***** Source data *****
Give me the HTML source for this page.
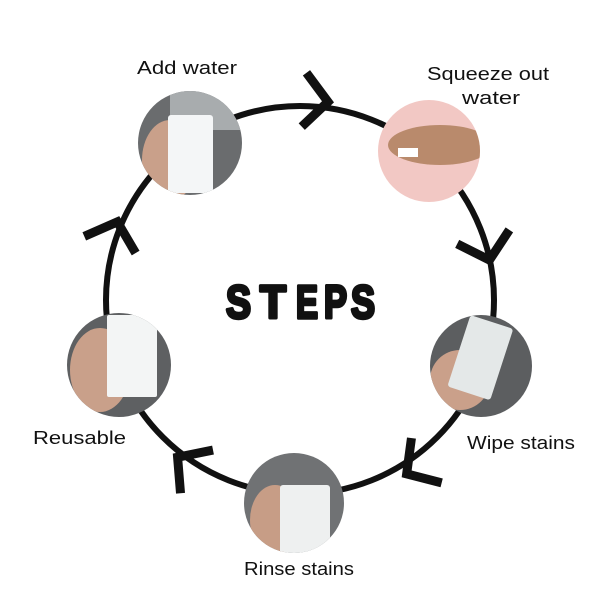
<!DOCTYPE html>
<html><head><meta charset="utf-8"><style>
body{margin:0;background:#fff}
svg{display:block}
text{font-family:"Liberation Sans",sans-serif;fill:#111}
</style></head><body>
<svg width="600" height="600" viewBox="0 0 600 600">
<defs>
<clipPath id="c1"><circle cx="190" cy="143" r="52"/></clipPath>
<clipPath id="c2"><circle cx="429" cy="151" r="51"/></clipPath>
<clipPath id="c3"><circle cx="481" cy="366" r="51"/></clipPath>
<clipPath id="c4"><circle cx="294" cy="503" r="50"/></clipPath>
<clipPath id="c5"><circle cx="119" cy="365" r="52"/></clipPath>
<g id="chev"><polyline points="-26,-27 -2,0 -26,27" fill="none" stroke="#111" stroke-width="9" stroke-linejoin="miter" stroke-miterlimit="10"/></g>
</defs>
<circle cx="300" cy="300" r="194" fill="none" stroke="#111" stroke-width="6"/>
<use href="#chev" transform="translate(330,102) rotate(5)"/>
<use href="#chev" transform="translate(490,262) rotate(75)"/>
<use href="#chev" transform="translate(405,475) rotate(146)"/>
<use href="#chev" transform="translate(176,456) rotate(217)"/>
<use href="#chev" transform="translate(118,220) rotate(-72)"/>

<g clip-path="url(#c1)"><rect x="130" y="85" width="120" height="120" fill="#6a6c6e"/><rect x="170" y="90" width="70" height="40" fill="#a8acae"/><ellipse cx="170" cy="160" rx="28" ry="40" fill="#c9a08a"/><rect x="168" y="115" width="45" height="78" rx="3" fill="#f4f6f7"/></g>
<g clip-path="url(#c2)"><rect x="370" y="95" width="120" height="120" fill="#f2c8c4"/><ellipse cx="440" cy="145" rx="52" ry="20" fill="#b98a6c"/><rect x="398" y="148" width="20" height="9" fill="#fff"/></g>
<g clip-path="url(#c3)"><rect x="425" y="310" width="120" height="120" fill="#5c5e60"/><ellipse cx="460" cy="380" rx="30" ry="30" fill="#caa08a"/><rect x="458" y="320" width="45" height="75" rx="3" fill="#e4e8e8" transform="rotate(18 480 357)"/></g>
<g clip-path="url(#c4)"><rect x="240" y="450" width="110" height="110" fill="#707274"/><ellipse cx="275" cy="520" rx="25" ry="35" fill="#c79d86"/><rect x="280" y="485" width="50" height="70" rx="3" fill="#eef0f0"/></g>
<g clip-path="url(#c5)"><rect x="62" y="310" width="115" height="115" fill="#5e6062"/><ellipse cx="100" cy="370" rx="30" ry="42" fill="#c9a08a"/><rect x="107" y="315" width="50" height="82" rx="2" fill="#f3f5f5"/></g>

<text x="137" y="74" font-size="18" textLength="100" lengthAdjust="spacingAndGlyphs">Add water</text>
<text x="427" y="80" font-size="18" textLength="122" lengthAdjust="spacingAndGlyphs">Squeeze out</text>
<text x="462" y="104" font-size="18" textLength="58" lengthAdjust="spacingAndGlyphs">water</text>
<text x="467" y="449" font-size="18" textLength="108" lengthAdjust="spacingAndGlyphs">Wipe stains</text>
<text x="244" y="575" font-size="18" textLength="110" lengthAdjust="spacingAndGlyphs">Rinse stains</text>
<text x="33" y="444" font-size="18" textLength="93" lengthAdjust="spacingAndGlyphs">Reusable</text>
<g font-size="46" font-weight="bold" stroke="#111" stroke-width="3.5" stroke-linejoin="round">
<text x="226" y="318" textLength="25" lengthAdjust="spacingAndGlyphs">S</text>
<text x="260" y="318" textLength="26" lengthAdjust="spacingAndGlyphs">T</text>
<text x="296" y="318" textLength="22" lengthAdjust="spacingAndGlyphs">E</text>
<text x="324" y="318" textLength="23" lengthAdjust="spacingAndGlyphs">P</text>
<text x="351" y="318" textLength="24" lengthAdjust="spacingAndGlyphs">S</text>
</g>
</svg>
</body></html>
*****
#### [Written exercise]
Set down the material above as is, without any pictures.

#### [Answer for the task]
Give me the HTML source for this page.
<!DOCTYPE html>
<html><head><meta charset="utf-8"><style>
body{margin:0;background:#fff}
svg{display:block}
text{font-family:"Liberation Sans",sans-serif;fill:#111}
</style></head><body>
<svg width="600" height="600" viewBox="0 0 600 600">
<defs>
<clipPath id="c1"><circle cx="190" cy="143" r="52"/></clipPath>
<clipPath id="c2"><circle cx="429" cy="151" r="51"/></clipPath>
<clipPath id="c3"><circle cx="481" cy="366" r="51"/></clipPath>
<clipPath id="c4"><circle cx="294" cy="503" r="50"/></clipPath>
<clipPath id="c5"><circle cx="119" cy="365" r="52"/></clipPath>
<g id="chev"><polyline points="-26,-27 -2,0 -26,27" fill="none" stroke="#111" stroke-width="9" stroke-linejoin="miter" stroke-miterlimit="10"/></g>
</defs>
<circle cx="300" cy="300" r="194" fill="none" stroke="#111" stroke-width="6"/>
<use href="#chev" transform="translate(330,102) rotate(5)"/>
<use href="#chev" transform="translate(490,262) rotate(75)"/>
<use href="#chev" transform="translate(405,475) rotate(146)"/>
<use href="#chev" transform="translate(176,456) rotate(217)"/>
<use href="#chev" transform="translate(118,220) rotate(-72)"/>

<g clip-path="url(#c1)"><rect x="130" y="85" width="120" height="120" fill="#6a6c6e"/><rect x="170" y="90" width="70" height="40" fill="#a8acae"/><ellipse cx="170" cy="160" rx="28" ry="40" fill="#c9a08a"/><rect x="168" y="115" width="45" height="78" rx="3" fill="#f4f6f7"/></g>
<g clip-path="url(#c2)"><rect x="370" y="95" width="120" height="120" fill="#f2c8c4"/><ellipse cx="440" cy="145" rx="52" ry="20" fill="#b98a6c"/><rect x="398" y="148" width="20" height="9" fill="#fff"/></g>
<g clip-path="url(#c3)"><rect x="425" y="310" width="120" height="120" fill="#5c5e60"/><ellipse cx="460" cy="380" rx="30" ry="30" fill="#caa08a"/><rect x="458" y="320" width="45" height="75" rx="3" fill="#e4e8e8" transform="rotate(18 480 357)"/></g>
<g clip-path="url(#c4)"><rect x="240" y="450" width="110" height="110" fill="#707274"/><ellipse cx="275" cy="520" rx="25" ry="35" fill="#c79d86"/><rect x="280" y="485" width="50" height="70" rx="3" fill="#eef0f0"/></g>
<g clip-path="url(#c5)"><rect x="62" y="310" width="115" height="115" fill="#5e6062"/><ellipse cx="100" cy="370" rx="30" ry="42" fill="#c9a08a"/><rect x="107" y="315" width="50" height="82" rx="2" fill="#f3f5f5"/></g>

<text x="137" y="74" font-size="18" textLength="100" lengthAdjust="spacingAndGlyphs">Add water</text>
<text x="427" y="80" font-size="18" textLength="122" lengthAdjust="spacingAndGlyphs">Squeeze out</text>
<text x="462" y="104" font-size="18" textLength="58" lengthAdjust="spacingAndGlyphs">water</text>
<text x="467" y="449" font-size="18" textLength="108" lengthAdjust="spacingAndGlyphs">Wipe stains</text>
<text x="244" y="575" font-size="18" textLength="110" lengthAdjust="spacingAndGlyphs">Rinse stains</text>
<text x="33" y="444" font-size="18" textLength="93" lengthAdjust="spacingAndGlyphs">Reusable</text>
<g font-size="46" font-weight="bold" stroke="#111" stroke-width="3.5" stroke-linejoin="round">
<text x="226" y="318" textLength="25" lengthAdjust="spacingAndGlyphs">S</text>
<text x="260" y="318" textLength="26" lengthAdjust="spacingAndGlyphs">T</text>
<text x="296" y="318" textLength="22" lengthAdjust="spacingAndGlyphs">E</text>
<text x="324" y="318" textLength="23" lengthAdjust="spacingAndGlyphs">P</text>
<text x="351" y="318" textLength="24" lengthAdjust="spacingAndGlyphs">S</text>
</g>
</svg>
</body></html>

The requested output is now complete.